UN High Commissioner for Refugees: For more than a year and a half, they had lived under tents in the inhospitable desert of the no man’s land between Jordan and Iraq. In the early hours of Thursday, waiting for the plane that was to take them to their
new life in Sweden, the group of 185 Iranian Kurd refugees at Amman airport could hardly believe their luck.
UN High Commissioner for Refugees
AMMAN, Jordan For more than a year and a half, they had lived under tents in the inhospitable desert of the no man’s land between Jordan and Iraq. In the early hours of Thursday, waiting for the plane that was to take them to their new life in Sweden, the group of 185 Iranian Kurd refugees at Amman airport could hardly believe their luck.
“I am finally going to live as a human being again,” said Salim Kare, a father of five who had fled Iran during the start of the Khomeiny era. “We were taught about the life, the schools, the laws in Sweden. When I arrive in Sweden, in Advalla, the place chosen for me, I will live like a Swede.”
The 185 were part of a group of 387 Iranian Kurds who were accepted for permanent resettlement in Sweden. The first 202 travelled to Stockholm late last month. Until only a few weeks ago, they had all been living under tents in the no man’s land where they had become stuck when they tried to flee Iraq and leave refugee life behind in the spring of 2003. Most had spent almost a quarter of a century in Al Tash refugee camp, near Ramadi in Iraq, after fleeing Iran in the aftermath of the Islamic Revolution there.
Salim has spent more than half of his life as a refugee. Surrounded by heaps of luggage, he did nothing but smile in anticipation of his new life.
“We are happy to go, to start a new life, to learn mechanics and art,” said brothers Payman Saiful, 22, and Zaman, 27. “But we are sad about the ones we are leaving behind in that horrible place, no man’s land. It is not fair, they should get a chance too. UNHCR should do their best.”
There are still 741 refugees, 664 of whom are Iranian Kurds, stuck in the no man’s land, while 137 Palestinians are still at the Ruweished camp, some 60 km inside Jordan. In both locations, refugees have been living under very harsh conditions since the spring of 2003, staying under tents in a desert area subject to extreme climatic variations. They now face a second winter of freezing temperatures with no immediate solution in sight to help them.
For the past one-and-a-half years, UNHCR has been calling on the generosity of countries around the world to help those stranded refugees. The agency has submitted 880 cases for resettlement to such countries as the United States, Australia, Ireland and the Scandinavian countries. To date, despite the generosity of Sweden and other countries, hundreds of these requests remain pending.
UNHCR also wrote to many Arab countries requesting them to grant shelter, even on a temporary basis, to Palestinian refugees stranded at the Jordanian border. Last year, Jordan itself agreed to give temporary asylum to 386 Palestinians with Jordanian spouses; while 250 Palestinians chose to leave Ruweished to go back to Iraq. The refugee agency has undertaken to assist countries with the financial cost of hosting Palestinian refugees and hopes for a positive reaction from Arab states.

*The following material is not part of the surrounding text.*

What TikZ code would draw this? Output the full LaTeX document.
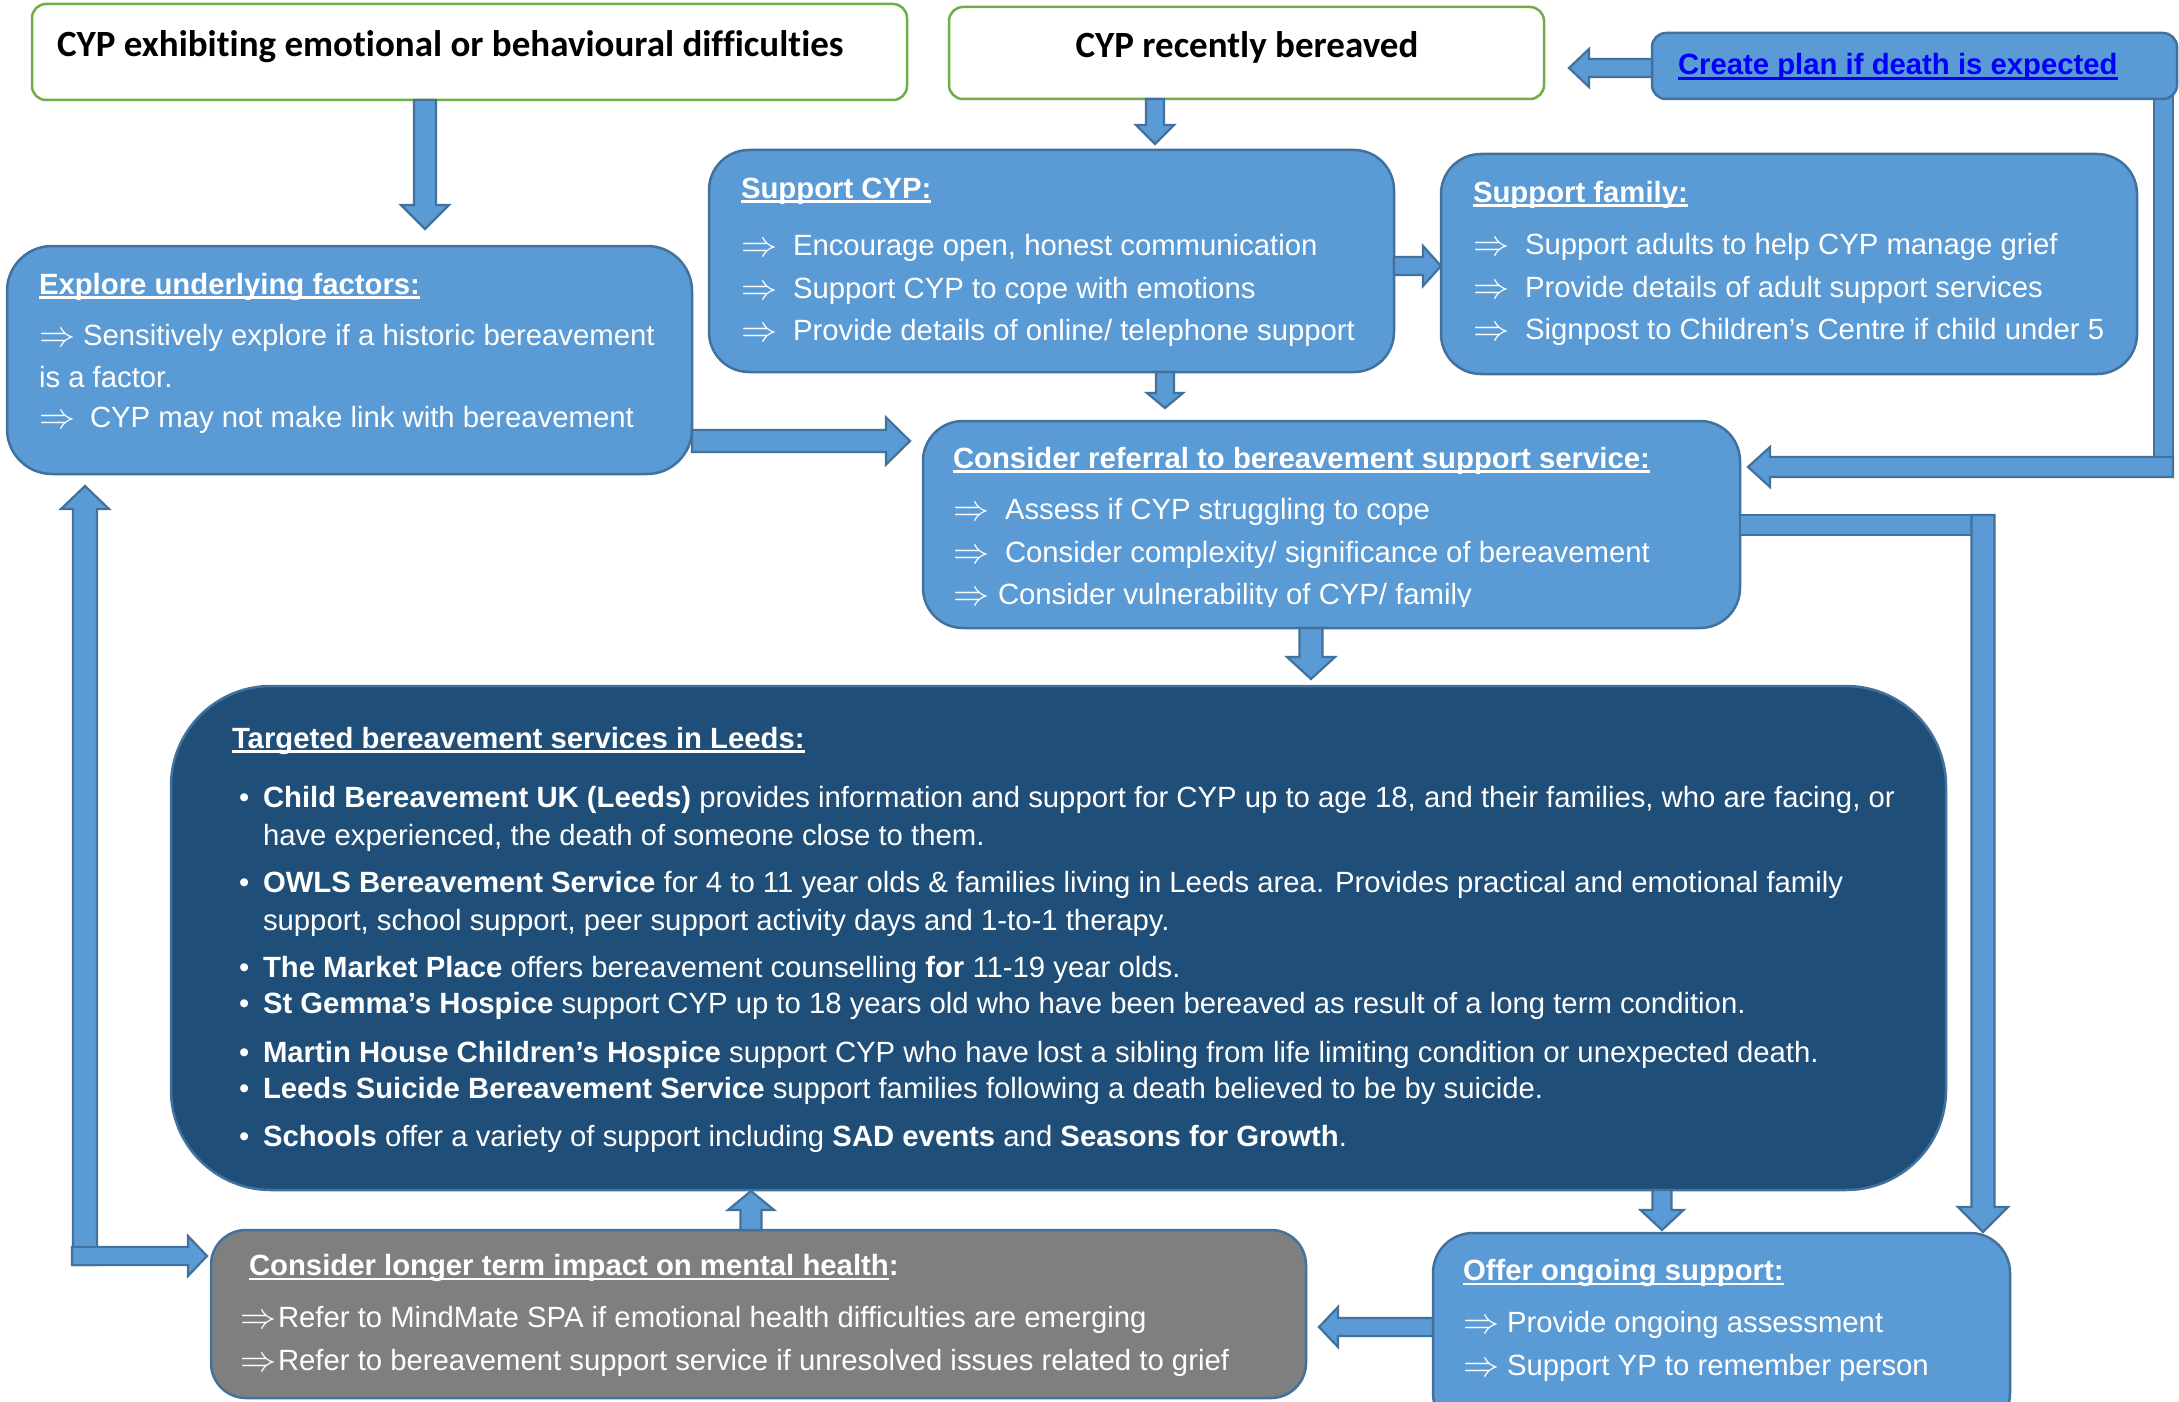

“We can only do our best and we have been doing it for a long time,” said Jacqueline Parlevliet, UNHCR Jordan’s senior protection officer. “We have submitted cases to many countries in and outside the region. We can do little more than draw attention to the desperate needs of these refugees, highlight their suffering and call for help in finding a solution for them. Unfortunately we do not have the power to resettle them elsewhere, only nation states can take that decision.”
A decision can make the difference between a life full of opportunities and a hopeless future. In Amman Airport on Wednesday night, it was the children who were the most excited to leave.
“When we arrive in Sweden, I will send my daughter back to school,” said Karim Kosadi, surrounded by his five children. His daughter is so happy, she cannot wait to leave. “I want to learn English and Swedish, and everything,” she interrupted. “In the camp I did not have the chance to learn anymore, and I have felt frustrated ever since.”
Next to her, a little baby girl gazed around the messy departure hall with a serious look on her face.
“Sonia was born in the no man’s land, one year and four months ago, she was the first baby born there,” her mother said. “Nowadays all she says is Lolo, the town we are heading for in Sweden.”
Sonia is young enough that she will not even remember her life as a refugee; she will only be reminded by her parents of the years they spent in the camps. She has the chance of a normal life in a country she can call home. Dozens of children still in the no man’s land are waiting for a similar chance.